** BEGIN **
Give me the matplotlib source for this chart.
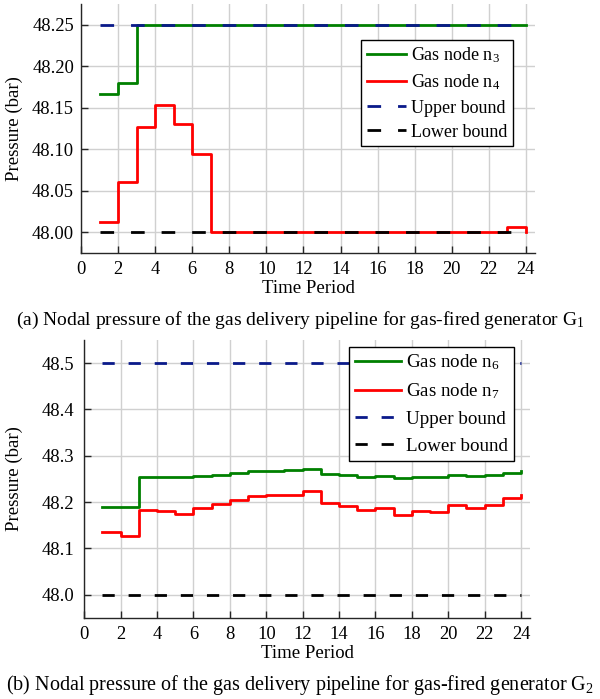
import numpy as np
import matplotlib
matplotlib.use("Agg")
import matplotlib.pyplot as plt

SERIF = ['Liberation Serif', 'DejaVu Serif']
plt.rcParams['font.family'] = SERIF
plt.rcParams['mathtext.fontset'] = 'custom'
plt.rcParams['mathtext.rm'] = 'Liberation Serif'
plt.rcParams['mathtext.it'] = 'Liberation Serif:italic'
plt.rcParams['font.size'] = 13

# time periods
periods = list(range(1, 25))

# generator G1 pipeline
p_n3 = [48.167, 48.180, 48.250, 48.250, 48.250, 48.250, 48.250, 48.250,
        48.250, 48.250, 48.250, 48.250, 48.250, 48.250, 48.250, 48.250,
        48.250, 48.250, 48.250, 48.250, 48.250, 48.250, 48.250, 48.250]
p_n4 = [48.012, 48.061, 48.127, 48.153, 48.130, 48.094, 48.000, 48.000,
        48.000, 48.000, 48.000, 48.000, 48.000, 48.000, 48.000, 48.000,
        48.000, 48.000, 48.000, 48.000, 48.000, 48.000, 48.006, 48.000]
bounds_a = (48.00, 48.25)

# generator G2 pipeline
p_n6 = [48.189, 48.189, 48.254, 48.255, 48.254, 48.257, 48.259, 48.262,
        48.267, 48.267, 48.269, 48.271, 48.261, 48.258, 48.255, 48.257,
        48.253, 48.254, 48.254, 48.258, 48.257, 48.258, 48.264, 48.267]
p_n7 = [48.135, 48.126, 48.183, 48.181, 48.175, 48.188, 48.196, 48.205,
        48.213, 48.215, 48.216, 48.225, 48.198, 48.192, 48.182, 48.188,
        48.172, 48.180, 48.178, 48.194, 48.188, 48.194, 48.208, 48.215]
bounds_b = (48.0, 48.5)

GREEN = '#008000'
RED = '#ff0000'
NAVY = '#0a1a8a'
GRID = '#d0d0d0'


def style_axes(ax, yticks, fmt, ylim, ypad, ylab_x):
	ax.set_xlim(0, 24.5)
	ax.set_ylim(*ylim)
	ax.set_xticks(range(0, 25, 2))
	ax.set_yticks(yticks)
	ax.set_yticklabels([fmt % v for v in yticks])
	ax.grid(True, color=GRID, linewidth=1.0)
	ax.set_axisbelow(True)
	for s in ('top', 'right'):
		ax.spines[s].set_visible(False)
	for s in ('left', 'bottom'):
		ax.spines[s].set_color('#262626')
		ax.spines[s].set_linewidth(1.0)
	ax.tick_params(direction='in', length=5, width=1.0, colors='#262626',
				   labelcolor='black', labelsize=13.3)
	ax.tick_params(axis='y', pad=ypad)
	ax.tick_params(axis='x', pad=6)
	ax.set_xlabel('Time Period', labelpad=1, fontsize=13.5)
	ax.set_ylabel('Pressure (bar)', fontsize=13.5)
	ax.yaxis.set_label_coords(ylab_x, 0.5)


def draw_panel(ax, a, b, names, bounds, dash):
	ax.step(periods, a, where='post', color=GREEN, lw=2, label=names[0])
	ax.step(periods, b, where='post', color=RED, lw=2, label=names[1])
	ax.plot([periods[0], periods[-1]], [bounds[1]] * 2, color=NAVY, lw=2,
			dashes=dash, label='Upper bound')
	ax.plot([periods[0], periods[-1]], [bounds[0]] * 2, color='black', lw=2,
			dashes=dash, label='Lower bound')


fig = plt.figure(figsize=(6.0, 6.99), dpi=100)

ax1 = fig.add_axes([0.135, 0.638, 0.757, 0.356])
draw_panel(ax1, p_n3, p_n4, ['Gas node n$_3$', 'Gas node n$_4$'], bounds_a, (4.9, 6.1))
style_axes(ax1, np.arange(48.00, 48.26, 0.05), '%.2f', (47.975, 48.275), 5, -0.128)
leg1 = ax1.legend(loc='upper left', bbox_to_anchor=(0.617, 0.855), fancybox=False,
				  edgecolor='black', framealpha=1, handlelength=2.2, handletextpad=0.25,
				  labelspacing=0.4, borderpad=0.3, borderaxespad=0, fontsize=13)
leg1.get_frame().set_linewidth(1.0)

ax2 = fig.add_axes([0.1405, 0.1159, 0.743, 0.3977])
draw_panel(ax2, p_n6, p_n7, ['Gas node n$_6$', 'Gas node n$_7$'], bounds_b, (4.4, 5.0))
style_axes(ax2, np.arange(48.0, 48.51, 0.1), '%.1f', (47.95, 48.55), 7, -0.1375)
leg2 = ax2.legend(loc='upper left', bbox_to_anchor=(0.594, 0.976), fancybox=False,
				  edgecolor='black', framealpha=1, handlelength=2.45, handletextpad=0.25,
				  labelspacing=0.5, borderpad=0.3, borderaxespad=0, fontsize=13.7)
leg2.get_frame().set_linewidth(1.0)

fig.text(0.5, 1 - 320 / 699, '(a) Nodal pressure of the gas delivery pipeline for gas-fired generator G$_1$',
		 ha='center', va='center', fontsize=14)
fig.text(0.5, 1 - 685 / 699, '(b) Nodal pressure of the gas delivery pipeline for gas-fired generator G$_2$',
		 ha='center', va='center', fontsize=14.5)

fig.savefig('out.png', dpi=100)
** END **
Output all of the data exactly as it stands, minus any images.

Correct response:
Give me the matplotlib source for this chart.
import numpy as np
import matplotlib
matplotlib.use("Agg")
import matplotlib.pyplot as plt

SERIF = ['Liberation Serif', 'DejaVu Serif']
plt.rcParams['font.family'] = SERIF
plt.rcParams['mathtext.fontset'] = 'custom'
plt.rcParams['mathtext.rm'] = 'Liberation Serif'
plt.rcParams['mathtext.it'] = 'Liberation Serif:italic'
plt.rcParams['font.size'] = 13

# time periods
periods = list(range(1, 25))

# generator G1 pipeline
p_n3 = [48.167, 48.180, 48.250, 48.250, 48.250, 48.250, 48.250, 48.250,
        48.250, 48.250, 48.250, 48.250, 48.250, 48.250, 48.250, 48.250,
        48.250, 48.250, 48.250, 48.250, 48.250, 48.250, 48.250, 48.250]
p_n4 = [48.012, 48.061, 48.127, 48.153, 48.130, 48.094, 48.000, 48.000,
        48.000, 48.000, 48.000, 48.000, 48.000, 48.000, 48.000, 48.000,
        48.000, 48.000, 48.000, 48.000, 48.000, 48.000, 48.006, 48.000]
bounds_a = (48.00, 48.25)

# generator G2 pipeline
p_n6 = [48.189, 48.189, 48.254, 48.255, 48.254, 48.257, 48.259, 48.262,
        48.267, 48.267, 48.269, 48.271, 48.261, 48.258, 48.255, 48.257,
        48.253, 48.254, 48.254, 48.258, 48.257, 48.258, 48.264, 48.267]
p_n7 = [48.135, 48.126, 48.183, 48.181, 48.175, 48.188, 48.196, 48.205,
        48.213, 48.215, 48.216, 48.225, 48.198, 48.192, 48.182, 48.188,
        48.172, 48.180, 48.178, 48.194, 48.188, 48.194, 48.208, 48.215]
bounds_b = (48.0, 48.5)

GREEN = '#008000'
RED = '#ff0000'
NAVY = '#0a1a8a'
GRID = '#d0d0d0'


def style_axes(ax, yticks, fmt, ylim, ypad, ylab_x):
	ax.set_xlim(0, 24.5)
	ax.set_ylim(*ylim)
	ax.set_xticks(range(0, 25, 2))
	ax.set_yticks(yticks)
	ax.set_yticklabels([fmt % v for v in yticks])
	ax.grid(True, color=GRID, linewidth=1.0)
	ax.set_axisbelow(True)
	for s in ('top', 'right'):
		ax.spines[s].set_visible(False)
	for s in ('left', 'bottom'):
		ax.spines[s].set_color('#262626')
		ax.spines[s].set_linewidth(1.0)
	ax.tick_params(direction='in', length=5, width=1.0, colors='#262626',
				   labelcolor='black', labelsize=13.3)
	ax.tick_params(axis='y', pad=ypad)
	ax.tick_params(axis='x', pad=6)
	ax.set_xlabel('Time Period', labelpad=1, fontsize=13.5)
	ax.set_ylabel('Pressure (bar)', fontsize=13.5)
	ax.yaxis.set_label_coords(ylab_x, 0.5)


def draw_panel(ax, a, b, names, bounds, dash):
	ax.step(periods, a, where='post', color=GREEN, lw=2, label=names[0])
	ax.step(periods, b, where='post', color=RED, lw=2, label=names[1])
	ax.plot([periods[0], periods[-1]], [bounds[1]] * 2, color=NAVY, lw=2,
			dashes=dash, label='Upper bound')
	ax.plot([periods[0], periods[-1]], [bounds[0]] * 2, color='black', lw=2,
			dashes=dash, label='Lower bound')


fig = plt.figure(figsize=(6.0, 6.99), dpi=100)

ax1 = fig.add_axes([0.135, 0.638, 0.757, 0.356])
draw_panel(ax1, p_n3, p_n4, ['Gas node n$_3$', 'Gas node n$_4$'], bounds_a, (4.9, 6.1))
style_axes(ax1, np.arange(48.00, 48.26, 0.05), '%.2f', (47.975, 48.275), 5, -0.128)
leg1 = ax1.legend(loc='upper left', bbox_to_anchor=(0.617, 0.855), fancybox=False,
				  edgecolor='black', framealpha=1, handlelength=2.2, handletextpad=0.25,
				  labelspacing=0.4, borderpad=0.3, borderaxespad=0, fontsize=13)
leg1.get_frame().set_linewidth(1.0)

ax2 = fig.add_axes([0.1405, 0.1159, 0.743, 0.3977])
draw_panel(ax2, p_n6, p_n7, ['Gas node n$_6$', 'Gas node n$_7$'], bounds_b, (4.4, 5.0))
style_axes(ax2, np.arange(48.0, 48.51, 0.1), '%.1f', (47.95, 48.55), 7, -0.1375)
leg2 = ax2.legend(loc='upper left', bbox_to_anchor=(0.594, 0.976), fancybox=False,
				  edgecolor='black', framealpha=1, handlelength=2.45, handletextpad=0.25,
				  labelspacing=0.5, borderpad=0.3, borderaxespad=0, fontsize=13.7)
leg2.get_frame().set_linewidth(1.0)

fig.text(0.5, 1 - 320 / 699, '(a) Nodal pressure of the gas delivery pipeline for gas-fired generator G$_1$',
		 ha='center', va='center', fontsize=14)
fig.text(0.5, 1 - 685 / 699, '(b) Nodal pressure of the gas delivery pipeline for gas-fired generator G$_2$',
		 ha='center', va='center', fontsize=14.5)

fig.savefig('out.png', dpi=100)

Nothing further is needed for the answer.